New Modes in Old Cavities: The Surprising Effects of Boundary Phase Shifts
Type:
SSO Seminar
Date/Time:
2010-02-17 16:00
Location:
Weniger 304
Event speaker:
David Foster, OSU
Title:
New Modes in Old Cavities: The Surprising Effects of Boundary Phase Shifts
Contact:
Guenter
Abstract
Multilayer reflective boundaries used to guide and resonate light impart reflective phase shifts that depend on both angle of incidence and polarization. In cavities, these phase shifts can have a large effect on the spatial and polarization patterns of the eigenmodes, creating completely new structures. Here I discuss two new families of modes found in simple dome-shaped cavities. Both families owe their existence to derivatives of the boundary phase shift with respect to incident angle.
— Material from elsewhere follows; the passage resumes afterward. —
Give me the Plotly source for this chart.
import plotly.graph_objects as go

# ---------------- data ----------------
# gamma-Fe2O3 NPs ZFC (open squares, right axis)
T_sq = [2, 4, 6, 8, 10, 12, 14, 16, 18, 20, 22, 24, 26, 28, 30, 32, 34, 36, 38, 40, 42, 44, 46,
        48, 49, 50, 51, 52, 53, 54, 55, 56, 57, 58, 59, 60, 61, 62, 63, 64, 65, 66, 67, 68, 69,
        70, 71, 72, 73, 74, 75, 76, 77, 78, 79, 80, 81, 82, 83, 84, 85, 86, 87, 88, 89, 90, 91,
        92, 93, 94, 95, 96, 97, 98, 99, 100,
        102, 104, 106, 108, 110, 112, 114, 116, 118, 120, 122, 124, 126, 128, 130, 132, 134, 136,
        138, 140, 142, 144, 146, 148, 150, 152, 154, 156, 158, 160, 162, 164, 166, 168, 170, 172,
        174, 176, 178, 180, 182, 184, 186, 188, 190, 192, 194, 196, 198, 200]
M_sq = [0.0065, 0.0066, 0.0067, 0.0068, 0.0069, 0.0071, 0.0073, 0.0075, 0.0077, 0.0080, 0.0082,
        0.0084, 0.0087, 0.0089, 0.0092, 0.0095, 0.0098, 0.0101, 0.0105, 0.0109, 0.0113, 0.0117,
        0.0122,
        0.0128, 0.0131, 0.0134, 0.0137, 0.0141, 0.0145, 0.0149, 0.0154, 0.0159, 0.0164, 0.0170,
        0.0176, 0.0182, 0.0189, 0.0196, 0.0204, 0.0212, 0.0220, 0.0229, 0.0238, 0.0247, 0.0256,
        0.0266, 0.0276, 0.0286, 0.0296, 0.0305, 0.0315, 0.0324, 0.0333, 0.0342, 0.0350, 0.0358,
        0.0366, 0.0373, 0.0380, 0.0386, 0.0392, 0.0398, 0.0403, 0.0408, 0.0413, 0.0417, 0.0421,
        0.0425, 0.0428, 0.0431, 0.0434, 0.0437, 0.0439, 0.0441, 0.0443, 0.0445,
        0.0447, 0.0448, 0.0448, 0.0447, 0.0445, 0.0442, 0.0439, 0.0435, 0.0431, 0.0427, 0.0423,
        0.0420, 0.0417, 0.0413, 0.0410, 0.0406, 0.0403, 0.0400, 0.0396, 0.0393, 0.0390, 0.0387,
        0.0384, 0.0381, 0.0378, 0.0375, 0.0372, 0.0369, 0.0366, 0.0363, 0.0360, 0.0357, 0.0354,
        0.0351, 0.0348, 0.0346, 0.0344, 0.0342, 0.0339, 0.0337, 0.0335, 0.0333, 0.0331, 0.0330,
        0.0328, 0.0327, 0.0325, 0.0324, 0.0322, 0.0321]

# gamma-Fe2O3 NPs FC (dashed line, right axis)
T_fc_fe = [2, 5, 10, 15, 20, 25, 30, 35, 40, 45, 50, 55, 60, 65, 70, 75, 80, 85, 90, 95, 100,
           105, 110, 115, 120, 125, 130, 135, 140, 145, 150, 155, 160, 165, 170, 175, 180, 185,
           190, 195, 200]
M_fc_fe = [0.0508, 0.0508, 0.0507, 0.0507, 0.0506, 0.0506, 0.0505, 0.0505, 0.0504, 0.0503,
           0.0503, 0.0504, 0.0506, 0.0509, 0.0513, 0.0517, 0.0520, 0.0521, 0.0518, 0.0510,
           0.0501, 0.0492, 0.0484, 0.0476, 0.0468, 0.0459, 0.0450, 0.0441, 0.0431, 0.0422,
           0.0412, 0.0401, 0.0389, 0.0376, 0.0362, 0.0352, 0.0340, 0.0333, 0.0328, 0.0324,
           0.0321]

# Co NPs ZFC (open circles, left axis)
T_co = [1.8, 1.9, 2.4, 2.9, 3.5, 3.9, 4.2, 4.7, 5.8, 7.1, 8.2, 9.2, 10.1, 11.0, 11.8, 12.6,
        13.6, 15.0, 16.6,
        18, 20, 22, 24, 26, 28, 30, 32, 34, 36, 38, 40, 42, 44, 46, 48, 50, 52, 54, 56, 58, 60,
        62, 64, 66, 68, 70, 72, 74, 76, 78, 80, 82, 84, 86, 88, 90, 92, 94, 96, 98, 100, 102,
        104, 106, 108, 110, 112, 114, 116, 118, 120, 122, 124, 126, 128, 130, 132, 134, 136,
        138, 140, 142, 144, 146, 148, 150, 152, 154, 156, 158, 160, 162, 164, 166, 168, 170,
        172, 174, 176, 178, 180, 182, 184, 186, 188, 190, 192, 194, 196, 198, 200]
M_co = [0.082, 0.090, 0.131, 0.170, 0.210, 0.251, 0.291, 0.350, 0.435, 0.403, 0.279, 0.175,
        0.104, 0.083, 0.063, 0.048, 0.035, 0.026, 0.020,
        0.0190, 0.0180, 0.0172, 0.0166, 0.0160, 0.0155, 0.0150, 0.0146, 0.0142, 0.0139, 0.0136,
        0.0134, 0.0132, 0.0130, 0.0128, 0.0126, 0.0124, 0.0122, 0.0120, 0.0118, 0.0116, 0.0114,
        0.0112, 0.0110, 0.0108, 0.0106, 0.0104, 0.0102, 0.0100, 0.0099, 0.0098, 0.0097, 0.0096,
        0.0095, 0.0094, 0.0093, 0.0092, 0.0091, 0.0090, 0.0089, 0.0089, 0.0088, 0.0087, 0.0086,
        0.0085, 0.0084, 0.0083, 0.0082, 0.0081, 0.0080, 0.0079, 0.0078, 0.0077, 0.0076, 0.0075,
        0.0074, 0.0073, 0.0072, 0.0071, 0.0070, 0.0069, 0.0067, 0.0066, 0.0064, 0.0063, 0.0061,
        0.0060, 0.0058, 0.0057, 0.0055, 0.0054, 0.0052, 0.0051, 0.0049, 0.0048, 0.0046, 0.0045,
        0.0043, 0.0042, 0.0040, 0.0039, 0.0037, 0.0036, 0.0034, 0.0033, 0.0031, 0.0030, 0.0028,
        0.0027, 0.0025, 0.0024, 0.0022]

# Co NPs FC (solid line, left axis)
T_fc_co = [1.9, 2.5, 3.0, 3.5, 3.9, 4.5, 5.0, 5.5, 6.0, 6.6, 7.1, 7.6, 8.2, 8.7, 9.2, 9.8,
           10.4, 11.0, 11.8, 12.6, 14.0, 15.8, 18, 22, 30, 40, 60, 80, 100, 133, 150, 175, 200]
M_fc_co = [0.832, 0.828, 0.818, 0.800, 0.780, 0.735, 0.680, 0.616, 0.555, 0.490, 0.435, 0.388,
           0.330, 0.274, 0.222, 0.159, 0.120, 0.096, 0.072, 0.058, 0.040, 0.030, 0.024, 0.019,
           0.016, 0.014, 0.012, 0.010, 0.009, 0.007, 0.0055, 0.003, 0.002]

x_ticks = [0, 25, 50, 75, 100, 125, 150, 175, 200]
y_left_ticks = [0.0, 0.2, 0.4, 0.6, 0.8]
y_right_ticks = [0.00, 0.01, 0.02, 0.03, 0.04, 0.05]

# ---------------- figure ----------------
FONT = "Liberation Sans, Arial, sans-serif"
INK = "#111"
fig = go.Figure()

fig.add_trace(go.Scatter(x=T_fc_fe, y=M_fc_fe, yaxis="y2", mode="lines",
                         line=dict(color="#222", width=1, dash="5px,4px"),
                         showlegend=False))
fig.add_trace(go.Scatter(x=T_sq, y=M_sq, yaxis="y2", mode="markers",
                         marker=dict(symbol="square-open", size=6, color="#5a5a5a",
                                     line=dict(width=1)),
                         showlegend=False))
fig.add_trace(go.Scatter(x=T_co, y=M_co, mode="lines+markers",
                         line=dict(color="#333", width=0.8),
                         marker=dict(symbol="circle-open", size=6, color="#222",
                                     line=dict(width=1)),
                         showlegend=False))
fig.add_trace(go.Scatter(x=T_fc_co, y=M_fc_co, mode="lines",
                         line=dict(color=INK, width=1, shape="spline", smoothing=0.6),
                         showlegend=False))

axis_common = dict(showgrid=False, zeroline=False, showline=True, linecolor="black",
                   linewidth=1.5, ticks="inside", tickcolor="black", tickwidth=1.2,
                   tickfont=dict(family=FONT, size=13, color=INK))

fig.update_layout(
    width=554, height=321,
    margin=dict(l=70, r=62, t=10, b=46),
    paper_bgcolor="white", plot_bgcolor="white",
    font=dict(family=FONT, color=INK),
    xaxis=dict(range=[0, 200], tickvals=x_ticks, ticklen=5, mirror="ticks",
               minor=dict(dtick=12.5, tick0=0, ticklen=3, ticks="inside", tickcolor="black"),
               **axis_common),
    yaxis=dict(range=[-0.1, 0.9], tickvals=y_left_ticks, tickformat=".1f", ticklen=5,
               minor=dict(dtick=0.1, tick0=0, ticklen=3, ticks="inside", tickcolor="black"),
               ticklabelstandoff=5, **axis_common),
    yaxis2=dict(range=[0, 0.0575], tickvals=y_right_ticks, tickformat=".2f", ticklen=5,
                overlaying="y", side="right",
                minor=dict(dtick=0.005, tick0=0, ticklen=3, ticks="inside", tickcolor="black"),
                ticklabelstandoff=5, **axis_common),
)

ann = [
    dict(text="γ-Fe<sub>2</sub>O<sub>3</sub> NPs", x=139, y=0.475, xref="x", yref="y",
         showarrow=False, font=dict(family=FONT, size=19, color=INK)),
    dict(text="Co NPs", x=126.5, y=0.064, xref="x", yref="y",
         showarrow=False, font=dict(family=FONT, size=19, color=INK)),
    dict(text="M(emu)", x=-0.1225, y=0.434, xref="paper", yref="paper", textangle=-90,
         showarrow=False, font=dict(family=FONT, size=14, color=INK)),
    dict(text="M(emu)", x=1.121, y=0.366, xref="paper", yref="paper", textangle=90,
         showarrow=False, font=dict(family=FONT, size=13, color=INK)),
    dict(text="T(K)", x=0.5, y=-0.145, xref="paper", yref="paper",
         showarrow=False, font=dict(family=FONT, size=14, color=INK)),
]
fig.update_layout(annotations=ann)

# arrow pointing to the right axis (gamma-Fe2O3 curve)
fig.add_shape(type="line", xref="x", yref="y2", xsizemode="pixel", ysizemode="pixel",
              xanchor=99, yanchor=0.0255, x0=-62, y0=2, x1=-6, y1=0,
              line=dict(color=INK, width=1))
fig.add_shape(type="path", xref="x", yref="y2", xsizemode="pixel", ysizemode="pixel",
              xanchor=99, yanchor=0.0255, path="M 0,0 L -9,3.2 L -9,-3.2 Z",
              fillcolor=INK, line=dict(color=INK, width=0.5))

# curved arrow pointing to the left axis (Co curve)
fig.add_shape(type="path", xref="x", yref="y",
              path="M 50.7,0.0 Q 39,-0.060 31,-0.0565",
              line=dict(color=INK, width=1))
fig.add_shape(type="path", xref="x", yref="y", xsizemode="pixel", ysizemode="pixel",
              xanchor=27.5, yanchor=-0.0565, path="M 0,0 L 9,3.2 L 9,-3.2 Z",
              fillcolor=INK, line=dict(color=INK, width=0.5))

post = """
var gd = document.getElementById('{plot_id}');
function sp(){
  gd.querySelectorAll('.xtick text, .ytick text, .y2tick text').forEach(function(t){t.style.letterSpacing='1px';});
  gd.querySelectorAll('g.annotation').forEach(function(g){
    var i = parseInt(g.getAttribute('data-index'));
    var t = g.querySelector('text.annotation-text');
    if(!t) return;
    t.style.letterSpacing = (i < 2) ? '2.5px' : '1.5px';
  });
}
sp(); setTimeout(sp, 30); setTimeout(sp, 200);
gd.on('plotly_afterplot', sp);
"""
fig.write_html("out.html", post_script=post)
The Goos-Haenchen (GH) modes are the first known cavity modes to be created by the well known GH shift, and are beautifully explained in terms of a saddle-node bifurcation in the phase space of the GH-modified ray dynamics. The second family, the paraxial mixed modes, possess mixtures of different spin and orbital angular momentum despite their trajectory along the axis of a cylindrically symmetric system. (Total angular momentum remains a good quantum number as enforced by symmetry.) The mixed modes are the answer to the question "What happens to the eigenmodes when the cavity linewidth is small enough to resolve the breaking of the approximate, textbook degeneracy of the paraxial Gaussian modes of transverse order N?"